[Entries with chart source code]
= = = =

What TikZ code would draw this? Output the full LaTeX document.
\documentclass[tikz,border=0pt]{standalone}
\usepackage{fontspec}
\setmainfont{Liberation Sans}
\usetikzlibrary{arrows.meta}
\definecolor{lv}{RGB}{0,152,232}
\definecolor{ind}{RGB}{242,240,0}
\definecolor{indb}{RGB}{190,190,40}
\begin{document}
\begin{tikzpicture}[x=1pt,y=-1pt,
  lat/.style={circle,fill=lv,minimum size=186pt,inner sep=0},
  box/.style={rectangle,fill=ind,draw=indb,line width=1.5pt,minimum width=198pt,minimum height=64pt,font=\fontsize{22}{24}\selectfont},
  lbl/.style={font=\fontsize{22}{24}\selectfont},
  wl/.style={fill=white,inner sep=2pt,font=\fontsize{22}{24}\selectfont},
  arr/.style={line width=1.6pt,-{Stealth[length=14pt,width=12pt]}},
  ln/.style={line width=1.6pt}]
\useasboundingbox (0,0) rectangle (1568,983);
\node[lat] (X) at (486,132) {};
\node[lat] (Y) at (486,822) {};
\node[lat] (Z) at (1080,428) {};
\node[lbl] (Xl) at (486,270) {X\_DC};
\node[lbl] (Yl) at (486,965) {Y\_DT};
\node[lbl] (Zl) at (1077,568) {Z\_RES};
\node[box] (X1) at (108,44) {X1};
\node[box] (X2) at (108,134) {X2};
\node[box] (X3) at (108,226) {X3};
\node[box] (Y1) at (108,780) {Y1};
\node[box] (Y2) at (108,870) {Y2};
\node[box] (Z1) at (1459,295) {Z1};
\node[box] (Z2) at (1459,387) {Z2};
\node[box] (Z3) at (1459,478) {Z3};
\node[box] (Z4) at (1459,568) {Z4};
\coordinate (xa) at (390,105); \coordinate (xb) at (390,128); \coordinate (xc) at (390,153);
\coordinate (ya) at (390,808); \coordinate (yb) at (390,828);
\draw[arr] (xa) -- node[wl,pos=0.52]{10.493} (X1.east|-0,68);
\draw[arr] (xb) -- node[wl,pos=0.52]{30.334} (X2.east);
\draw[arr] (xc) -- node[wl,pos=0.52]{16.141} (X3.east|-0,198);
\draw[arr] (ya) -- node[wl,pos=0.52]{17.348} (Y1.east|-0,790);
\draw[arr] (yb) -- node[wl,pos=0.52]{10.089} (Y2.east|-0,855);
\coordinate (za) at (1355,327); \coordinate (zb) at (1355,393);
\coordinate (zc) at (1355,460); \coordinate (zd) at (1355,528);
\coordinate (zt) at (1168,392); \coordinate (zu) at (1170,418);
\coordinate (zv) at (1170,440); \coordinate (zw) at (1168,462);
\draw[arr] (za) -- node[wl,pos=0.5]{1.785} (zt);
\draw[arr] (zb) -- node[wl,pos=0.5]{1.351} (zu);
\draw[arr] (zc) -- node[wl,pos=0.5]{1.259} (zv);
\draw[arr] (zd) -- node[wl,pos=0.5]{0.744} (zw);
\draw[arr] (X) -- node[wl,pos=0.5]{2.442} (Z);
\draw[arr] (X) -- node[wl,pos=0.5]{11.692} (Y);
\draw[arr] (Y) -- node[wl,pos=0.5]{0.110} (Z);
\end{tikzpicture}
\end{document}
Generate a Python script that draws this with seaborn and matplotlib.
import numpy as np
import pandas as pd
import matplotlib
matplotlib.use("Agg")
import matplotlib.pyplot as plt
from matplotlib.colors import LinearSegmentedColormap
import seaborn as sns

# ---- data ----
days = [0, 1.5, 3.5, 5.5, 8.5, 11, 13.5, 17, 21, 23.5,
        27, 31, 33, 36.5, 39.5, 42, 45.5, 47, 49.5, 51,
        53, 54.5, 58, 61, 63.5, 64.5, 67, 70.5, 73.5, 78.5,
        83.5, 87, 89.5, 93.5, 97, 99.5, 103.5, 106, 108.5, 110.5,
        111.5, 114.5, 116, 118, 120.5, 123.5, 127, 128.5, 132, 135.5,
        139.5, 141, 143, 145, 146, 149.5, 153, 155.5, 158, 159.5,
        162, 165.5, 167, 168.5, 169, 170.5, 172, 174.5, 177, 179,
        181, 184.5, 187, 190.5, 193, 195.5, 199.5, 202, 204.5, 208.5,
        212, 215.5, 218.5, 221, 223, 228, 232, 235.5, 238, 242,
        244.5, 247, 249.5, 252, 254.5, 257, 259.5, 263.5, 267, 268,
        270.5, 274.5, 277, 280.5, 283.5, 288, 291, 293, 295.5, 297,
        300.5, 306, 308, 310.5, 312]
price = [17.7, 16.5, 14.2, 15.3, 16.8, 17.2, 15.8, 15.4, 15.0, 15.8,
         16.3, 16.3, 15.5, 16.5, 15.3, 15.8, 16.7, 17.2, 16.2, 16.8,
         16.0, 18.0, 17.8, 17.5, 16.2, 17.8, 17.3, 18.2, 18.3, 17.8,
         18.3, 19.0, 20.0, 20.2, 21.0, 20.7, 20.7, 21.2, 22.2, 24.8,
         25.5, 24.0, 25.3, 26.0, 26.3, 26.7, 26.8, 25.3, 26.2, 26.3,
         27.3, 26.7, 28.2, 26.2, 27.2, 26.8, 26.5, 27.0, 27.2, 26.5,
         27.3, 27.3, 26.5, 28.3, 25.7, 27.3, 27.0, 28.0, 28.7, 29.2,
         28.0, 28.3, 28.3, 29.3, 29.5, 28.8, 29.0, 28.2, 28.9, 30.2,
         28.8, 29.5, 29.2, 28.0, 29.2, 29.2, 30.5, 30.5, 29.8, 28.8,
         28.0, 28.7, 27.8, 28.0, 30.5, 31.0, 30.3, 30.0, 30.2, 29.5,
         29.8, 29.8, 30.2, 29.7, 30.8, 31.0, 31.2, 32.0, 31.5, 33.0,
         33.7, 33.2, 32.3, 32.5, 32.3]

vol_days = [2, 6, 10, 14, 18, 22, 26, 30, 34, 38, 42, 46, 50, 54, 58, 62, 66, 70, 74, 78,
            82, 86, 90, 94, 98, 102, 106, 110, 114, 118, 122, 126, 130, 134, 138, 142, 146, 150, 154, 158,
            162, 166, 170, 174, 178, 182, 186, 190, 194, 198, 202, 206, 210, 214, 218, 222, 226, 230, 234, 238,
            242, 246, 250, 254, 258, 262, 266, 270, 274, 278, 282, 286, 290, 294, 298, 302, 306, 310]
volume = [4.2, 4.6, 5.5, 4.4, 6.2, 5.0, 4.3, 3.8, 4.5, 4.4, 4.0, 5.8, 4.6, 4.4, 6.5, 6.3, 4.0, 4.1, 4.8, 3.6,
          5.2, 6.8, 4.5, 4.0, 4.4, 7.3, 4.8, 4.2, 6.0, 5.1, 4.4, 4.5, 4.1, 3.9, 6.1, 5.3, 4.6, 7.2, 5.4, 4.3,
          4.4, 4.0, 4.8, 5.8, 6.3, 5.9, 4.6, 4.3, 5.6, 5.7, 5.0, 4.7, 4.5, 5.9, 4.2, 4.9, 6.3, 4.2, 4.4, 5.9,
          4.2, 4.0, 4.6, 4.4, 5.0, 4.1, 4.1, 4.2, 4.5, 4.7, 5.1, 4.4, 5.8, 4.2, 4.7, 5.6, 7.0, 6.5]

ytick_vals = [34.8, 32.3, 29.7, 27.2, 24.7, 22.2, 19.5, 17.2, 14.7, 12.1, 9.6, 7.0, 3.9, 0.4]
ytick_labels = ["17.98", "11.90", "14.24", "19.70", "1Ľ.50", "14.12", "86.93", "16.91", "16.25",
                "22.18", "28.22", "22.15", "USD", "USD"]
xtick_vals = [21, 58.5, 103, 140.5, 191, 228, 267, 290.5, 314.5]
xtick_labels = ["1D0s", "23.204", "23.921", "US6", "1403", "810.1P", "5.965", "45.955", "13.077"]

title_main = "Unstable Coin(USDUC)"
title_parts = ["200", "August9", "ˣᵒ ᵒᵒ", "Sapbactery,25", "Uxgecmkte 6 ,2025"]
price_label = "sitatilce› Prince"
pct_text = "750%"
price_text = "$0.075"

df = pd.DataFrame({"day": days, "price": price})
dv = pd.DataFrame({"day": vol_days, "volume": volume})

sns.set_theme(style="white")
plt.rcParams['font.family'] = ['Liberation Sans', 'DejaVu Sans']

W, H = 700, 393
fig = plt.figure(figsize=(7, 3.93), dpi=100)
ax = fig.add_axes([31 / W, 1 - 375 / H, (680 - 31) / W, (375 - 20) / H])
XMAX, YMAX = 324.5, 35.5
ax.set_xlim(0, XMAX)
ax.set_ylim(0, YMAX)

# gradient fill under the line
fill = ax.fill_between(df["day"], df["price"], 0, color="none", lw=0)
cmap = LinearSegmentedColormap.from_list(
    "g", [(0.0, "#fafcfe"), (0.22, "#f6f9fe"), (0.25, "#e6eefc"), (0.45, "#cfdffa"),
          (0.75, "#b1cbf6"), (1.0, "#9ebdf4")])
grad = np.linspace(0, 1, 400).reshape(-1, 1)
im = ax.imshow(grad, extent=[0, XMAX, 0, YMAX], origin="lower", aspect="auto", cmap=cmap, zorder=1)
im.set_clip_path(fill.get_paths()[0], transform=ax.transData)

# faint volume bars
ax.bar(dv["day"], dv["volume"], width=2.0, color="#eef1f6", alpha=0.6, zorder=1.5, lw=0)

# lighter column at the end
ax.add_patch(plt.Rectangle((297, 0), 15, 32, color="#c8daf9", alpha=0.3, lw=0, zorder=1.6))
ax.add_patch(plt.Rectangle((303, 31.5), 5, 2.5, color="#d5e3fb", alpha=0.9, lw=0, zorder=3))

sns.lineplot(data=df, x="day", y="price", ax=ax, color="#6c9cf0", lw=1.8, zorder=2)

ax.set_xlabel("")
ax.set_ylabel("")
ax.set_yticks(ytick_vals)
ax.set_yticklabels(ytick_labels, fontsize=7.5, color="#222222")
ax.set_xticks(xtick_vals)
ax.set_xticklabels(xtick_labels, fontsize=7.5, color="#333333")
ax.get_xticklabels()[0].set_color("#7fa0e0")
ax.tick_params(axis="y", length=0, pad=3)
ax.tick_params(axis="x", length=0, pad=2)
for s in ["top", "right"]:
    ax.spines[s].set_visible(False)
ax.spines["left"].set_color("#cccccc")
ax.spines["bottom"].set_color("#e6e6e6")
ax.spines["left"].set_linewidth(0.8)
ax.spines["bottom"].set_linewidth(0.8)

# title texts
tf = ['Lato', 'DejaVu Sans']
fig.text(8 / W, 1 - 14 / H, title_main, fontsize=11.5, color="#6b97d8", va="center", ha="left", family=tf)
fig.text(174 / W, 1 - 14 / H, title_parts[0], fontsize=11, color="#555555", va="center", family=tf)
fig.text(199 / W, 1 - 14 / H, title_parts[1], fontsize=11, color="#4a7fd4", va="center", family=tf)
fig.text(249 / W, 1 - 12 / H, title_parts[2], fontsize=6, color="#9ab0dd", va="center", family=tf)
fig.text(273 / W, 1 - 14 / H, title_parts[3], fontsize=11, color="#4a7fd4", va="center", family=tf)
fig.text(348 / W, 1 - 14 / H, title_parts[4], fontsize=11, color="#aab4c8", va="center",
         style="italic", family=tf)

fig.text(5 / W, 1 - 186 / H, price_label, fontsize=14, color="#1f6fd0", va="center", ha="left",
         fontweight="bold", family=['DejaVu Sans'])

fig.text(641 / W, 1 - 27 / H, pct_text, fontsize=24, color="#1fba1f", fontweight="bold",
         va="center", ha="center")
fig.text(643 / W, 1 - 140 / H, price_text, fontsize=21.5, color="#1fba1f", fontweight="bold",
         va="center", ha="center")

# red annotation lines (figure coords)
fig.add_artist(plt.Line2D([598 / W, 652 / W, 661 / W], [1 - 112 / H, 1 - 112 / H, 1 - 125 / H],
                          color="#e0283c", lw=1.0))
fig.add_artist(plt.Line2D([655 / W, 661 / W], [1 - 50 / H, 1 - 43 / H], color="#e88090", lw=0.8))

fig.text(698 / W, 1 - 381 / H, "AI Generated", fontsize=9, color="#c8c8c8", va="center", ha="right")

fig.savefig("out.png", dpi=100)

= = = =

▶ _Job_:
Output exactly the lines running from the line containing "Generate a Python" through the line containing "import seaborn as sns", and only those lines.

▶ _Output of the task_:
Generate a Python script that draws this with seaborn and matplotlib.
import numpy as np
import pandas as pd
import matplotlib
matplotlib.use("Agg")
import matplotlib.pyplot as plt
from matplotlib.colors import LinearSegmentedColormap
import seaborn as sns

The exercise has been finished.